By Nancy McGill
Years of backed-up debris for a 15-mile stretch along Spring Creek is being cleared by the Twin Valley Weed Management Area to prevent future flooding.
“In another two weeks, we should be in Hebron,” Project Coordinator Merle Illian said early last week. The crew was working about four miles south of Deshler, and creating huge piles of brush and whole trees.
Illian said the TVWMA hasn’t worked alone. The City of Deshler cleared a large area of debris behind the race track at the Thayer County Fairgrounds and landowners along the creek have provided in kind help and equipment.
“It’s very nice and helping to speed things up,” Illian said. “This project has been a tremendous group effort with the Little Blue Natural Resource District, Thayer County Weed District and the City of Deshler.
There have been numerous landowners express their appreciation to the NET program and the assistance that has been provided.”
Landowners are also helping to burn the piles of debris.
The project began Feb. 22 with a meeting at the fairgrounds for landowners county officials.
About 30 landowners showed, Illian said. They were asked to sign an agreement to allow TVWMA access to cross their properties and clean out the creek.
A $140,000 grant from the Nebraska Environmental Trust of the Nebraska Lottery made the project possible.
Illian said the project won’t cost that much, and the leftover will be used on the Republican River.
His agency is following a three-phase plan. Workers are first removing thick vegetation along the river perimeter with skid loaders and shears. Then, a crew of chain saw operators cuts trees within the creek’s channel, and hanging trees that could fall into the creek. The final phase will see excavators removing timber and placing it on the edge of the creek’s bank.

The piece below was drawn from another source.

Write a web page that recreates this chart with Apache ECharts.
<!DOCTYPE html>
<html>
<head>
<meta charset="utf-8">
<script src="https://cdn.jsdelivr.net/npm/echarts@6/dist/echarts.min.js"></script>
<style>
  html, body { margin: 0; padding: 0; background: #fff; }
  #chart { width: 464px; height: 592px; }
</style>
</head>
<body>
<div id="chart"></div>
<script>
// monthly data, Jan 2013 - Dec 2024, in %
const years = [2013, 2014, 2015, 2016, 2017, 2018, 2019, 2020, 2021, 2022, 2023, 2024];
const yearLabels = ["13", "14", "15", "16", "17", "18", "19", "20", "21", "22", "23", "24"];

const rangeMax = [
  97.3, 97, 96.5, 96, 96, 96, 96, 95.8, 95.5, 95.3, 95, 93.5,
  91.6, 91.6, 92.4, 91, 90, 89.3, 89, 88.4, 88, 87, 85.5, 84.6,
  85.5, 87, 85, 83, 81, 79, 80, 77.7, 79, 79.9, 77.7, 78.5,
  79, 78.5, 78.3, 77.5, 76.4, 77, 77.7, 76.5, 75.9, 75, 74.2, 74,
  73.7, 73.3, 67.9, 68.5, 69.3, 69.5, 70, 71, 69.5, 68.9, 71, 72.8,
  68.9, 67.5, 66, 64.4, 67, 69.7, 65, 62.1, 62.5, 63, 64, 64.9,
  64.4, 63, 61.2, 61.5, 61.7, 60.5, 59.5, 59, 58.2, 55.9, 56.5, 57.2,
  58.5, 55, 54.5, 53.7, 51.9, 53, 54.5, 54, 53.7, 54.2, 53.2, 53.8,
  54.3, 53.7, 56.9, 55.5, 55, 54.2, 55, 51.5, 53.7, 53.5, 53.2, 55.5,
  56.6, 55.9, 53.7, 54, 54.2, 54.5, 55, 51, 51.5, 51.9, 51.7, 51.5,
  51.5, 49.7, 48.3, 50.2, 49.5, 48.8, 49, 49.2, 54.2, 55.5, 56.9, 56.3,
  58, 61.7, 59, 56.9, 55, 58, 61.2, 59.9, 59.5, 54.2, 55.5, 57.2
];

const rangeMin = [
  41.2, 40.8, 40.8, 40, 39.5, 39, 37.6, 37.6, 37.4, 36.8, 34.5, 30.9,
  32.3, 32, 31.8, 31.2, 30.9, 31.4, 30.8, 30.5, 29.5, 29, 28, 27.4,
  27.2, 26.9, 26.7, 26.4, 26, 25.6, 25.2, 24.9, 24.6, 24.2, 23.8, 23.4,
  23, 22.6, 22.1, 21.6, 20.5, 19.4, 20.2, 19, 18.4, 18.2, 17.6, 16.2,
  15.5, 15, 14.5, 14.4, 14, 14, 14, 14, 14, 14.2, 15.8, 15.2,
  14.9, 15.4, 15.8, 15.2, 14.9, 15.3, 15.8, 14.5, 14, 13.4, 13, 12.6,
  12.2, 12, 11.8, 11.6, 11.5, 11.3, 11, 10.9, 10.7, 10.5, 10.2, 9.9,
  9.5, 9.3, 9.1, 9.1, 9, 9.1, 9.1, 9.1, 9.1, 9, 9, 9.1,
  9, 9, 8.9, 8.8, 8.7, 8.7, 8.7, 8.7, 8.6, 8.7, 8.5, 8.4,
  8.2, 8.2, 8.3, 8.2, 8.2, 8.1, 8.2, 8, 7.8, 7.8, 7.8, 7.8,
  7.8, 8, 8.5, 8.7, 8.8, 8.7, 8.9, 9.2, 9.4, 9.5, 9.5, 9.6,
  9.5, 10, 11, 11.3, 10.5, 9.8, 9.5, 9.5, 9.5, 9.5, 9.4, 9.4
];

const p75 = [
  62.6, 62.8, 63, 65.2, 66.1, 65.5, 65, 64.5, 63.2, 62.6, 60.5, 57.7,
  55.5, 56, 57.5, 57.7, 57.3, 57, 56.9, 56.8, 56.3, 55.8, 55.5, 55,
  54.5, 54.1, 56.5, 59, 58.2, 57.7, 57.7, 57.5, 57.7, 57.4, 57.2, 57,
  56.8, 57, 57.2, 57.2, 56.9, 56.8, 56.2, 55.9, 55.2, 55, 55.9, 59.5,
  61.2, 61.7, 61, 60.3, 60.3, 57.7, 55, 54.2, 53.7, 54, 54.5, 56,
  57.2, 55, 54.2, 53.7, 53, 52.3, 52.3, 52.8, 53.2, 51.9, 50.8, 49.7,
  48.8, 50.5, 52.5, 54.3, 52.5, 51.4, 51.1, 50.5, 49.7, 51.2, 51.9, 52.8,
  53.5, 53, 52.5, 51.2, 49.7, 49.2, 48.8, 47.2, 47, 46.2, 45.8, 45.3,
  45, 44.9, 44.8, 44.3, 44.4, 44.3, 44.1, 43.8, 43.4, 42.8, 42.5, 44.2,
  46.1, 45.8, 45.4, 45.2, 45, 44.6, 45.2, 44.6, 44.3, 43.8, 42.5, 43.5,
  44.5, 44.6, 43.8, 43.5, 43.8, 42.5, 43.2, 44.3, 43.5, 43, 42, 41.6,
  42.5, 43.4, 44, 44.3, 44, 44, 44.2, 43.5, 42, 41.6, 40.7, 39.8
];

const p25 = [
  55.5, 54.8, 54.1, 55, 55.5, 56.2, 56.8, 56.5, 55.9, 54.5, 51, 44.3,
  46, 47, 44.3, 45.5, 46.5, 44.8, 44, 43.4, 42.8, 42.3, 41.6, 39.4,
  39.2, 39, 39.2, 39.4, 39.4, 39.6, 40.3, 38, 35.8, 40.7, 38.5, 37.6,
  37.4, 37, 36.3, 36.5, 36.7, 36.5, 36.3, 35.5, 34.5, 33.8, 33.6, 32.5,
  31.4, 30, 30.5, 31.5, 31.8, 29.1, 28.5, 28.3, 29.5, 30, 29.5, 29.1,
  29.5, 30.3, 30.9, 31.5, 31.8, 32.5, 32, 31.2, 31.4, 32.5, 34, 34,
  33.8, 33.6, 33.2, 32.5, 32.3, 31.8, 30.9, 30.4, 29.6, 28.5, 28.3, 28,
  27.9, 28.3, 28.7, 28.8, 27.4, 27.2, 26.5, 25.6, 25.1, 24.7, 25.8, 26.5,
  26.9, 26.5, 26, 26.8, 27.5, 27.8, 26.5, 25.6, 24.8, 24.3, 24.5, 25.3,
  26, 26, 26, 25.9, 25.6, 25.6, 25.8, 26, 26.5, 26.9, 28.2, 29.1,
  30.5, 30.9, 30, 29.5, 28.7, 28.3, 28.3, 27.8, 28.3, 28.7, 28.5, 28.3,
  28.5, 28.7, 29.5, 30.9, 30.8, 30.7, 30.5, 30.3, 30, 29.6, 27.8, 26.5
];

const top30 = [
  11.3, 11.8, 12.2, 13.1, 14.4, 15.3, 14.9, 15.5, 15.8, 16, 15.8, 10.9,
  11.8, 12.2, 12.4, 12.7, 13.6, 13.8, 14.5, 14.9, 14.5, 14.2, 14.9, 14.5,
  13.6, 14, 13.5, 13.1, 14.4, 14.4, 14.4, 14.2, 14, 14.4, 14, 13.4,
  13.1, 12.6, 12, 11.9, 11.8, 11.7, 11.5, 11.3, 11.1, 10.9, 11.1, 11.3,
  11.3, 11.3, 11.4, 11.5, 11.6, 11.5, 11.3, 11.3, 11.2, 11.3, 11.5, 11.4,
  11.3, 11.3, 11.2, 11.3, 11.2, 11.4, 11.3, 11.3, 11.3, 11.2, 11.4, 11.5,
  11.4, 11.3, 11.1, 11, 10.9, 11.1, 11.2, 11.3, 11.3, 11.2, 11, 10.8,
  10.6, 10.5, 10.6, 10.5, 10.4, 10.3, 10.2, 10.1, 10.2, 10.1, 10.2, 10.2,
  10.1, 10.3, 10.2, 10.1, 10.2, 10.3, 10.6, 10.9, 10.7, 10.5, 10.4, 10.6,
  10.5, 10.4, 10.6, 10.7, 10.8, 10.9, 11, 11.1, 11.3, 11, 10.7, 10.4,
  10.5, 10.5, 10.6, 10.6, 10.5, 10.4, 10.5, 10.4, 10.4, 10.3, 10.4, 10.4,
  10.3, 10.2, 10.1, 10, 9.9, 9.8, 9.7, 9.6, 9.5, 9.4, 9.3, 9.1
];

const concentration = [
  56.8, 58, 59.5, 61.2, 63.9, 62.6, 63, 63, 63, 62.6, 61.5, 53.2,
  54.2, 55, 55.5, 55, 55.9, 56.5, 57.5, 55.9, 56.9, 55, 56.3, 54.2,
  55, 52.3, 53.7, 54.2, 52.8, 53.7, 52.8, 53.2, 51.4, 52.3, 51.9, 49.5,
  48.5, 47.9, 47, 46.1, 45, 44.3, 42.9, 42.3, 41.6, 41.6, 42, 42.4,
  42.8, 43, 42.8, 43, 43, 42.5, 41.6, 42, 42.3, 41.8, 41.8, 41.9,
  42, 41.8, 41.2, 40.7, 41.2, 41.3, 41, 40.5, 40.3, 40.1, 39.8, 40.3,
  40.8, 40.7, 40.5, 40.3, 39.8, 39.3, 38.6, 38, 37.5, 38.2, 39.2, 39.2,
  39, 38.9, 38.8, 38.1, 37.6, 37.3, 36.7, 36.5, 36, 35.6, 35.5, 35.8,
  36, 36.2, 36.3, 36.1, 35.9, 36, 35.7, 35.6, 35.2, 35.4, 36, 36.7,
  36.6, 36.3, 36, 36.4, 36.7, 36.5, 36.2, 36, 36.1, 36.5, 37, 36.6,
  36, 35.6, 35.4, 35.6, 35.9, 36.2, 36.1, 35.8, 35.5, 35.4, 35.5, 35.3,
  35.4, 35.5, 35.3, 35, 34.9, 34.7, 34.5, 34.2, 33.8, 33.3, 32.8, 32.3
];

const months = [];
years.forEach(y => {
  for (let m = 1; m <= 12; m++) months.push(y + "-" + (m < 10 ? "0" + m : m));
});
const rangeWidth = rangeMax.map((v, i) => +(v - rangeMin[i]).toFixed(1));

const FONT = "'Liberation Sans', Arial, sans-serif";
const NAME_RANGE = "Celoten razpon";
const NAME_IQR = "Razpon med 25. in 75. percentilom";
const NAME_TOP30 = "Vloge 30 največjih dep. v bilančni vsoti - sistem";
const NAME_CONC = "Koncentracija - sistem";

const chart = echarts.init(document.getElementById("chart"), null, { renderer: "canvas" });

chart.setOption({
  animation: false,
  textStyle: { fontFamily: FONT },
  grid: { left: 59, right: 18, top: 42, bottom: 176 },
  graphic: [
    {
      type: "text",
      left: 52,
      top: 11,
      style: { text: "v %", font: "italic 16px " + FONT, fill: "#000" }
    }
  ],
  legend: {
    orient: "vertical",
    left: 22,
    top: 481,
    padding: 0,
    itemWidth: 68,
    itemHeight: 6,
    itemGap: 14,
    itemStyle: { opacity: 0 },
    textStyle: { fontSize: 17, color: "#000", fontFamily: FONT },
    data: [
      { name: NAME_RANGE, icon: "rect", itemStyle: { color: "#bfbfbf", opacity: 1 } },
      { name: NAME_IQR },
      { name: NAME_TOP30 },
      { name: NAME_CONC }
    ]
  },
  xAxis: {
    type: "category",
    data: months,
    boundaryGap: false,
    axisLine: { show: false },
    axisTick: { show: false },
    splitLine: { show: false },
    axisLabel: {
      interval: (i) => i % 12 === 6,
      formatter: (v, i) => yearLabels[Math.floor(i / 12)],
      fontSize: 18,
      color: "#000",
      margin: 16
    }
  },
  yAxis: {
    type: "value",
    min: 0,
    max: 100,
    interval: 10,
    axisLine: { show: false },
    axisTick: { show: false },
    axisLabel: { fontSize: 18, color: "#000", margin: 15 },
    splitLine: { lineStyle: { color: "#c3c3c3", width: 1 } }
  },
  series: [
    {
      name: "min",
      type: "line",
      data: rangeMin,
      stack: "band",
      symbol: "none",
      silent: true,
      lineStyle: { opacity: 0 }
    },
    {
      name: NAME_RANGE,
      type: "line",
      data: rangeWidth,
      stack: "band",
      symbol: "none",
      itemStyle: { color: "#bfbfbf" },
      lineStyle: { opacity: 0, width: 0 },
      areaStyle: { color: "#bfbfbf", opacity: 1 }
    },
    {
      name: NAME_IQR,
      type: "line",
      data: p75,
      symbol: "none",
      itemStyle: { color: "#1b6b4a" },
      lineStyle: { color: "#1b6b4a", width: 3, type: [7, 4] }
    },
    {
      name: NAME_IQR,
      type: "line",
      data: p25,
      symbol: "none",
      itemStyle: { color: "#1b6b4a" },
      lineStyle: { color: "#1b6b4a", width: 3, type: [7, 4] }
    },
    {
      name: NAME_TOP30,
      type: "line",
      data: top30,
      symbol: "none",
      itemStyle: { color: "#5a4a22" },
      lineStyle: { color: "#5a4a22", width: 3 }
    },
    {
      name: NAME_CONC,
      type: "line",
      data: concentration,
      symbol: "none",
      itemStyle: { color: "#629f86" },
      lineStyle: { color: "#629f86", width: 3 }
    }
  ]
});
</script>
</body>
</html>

“Any sightings of phragmites or salt cedar is also being recorded and will be sprayed later this fall,” Illian said.
The log jams and timber are impeding water flow, Illian said. Residents in the county will not soon forget the evening of May 6, 2015 as the county was drenched in 13 inches of rain over a six-hour period.
“Considerable damage from flooding occurred in low lying areas, including fencing, crop damage, homes and out buildings. Over 200 head of cattle perished.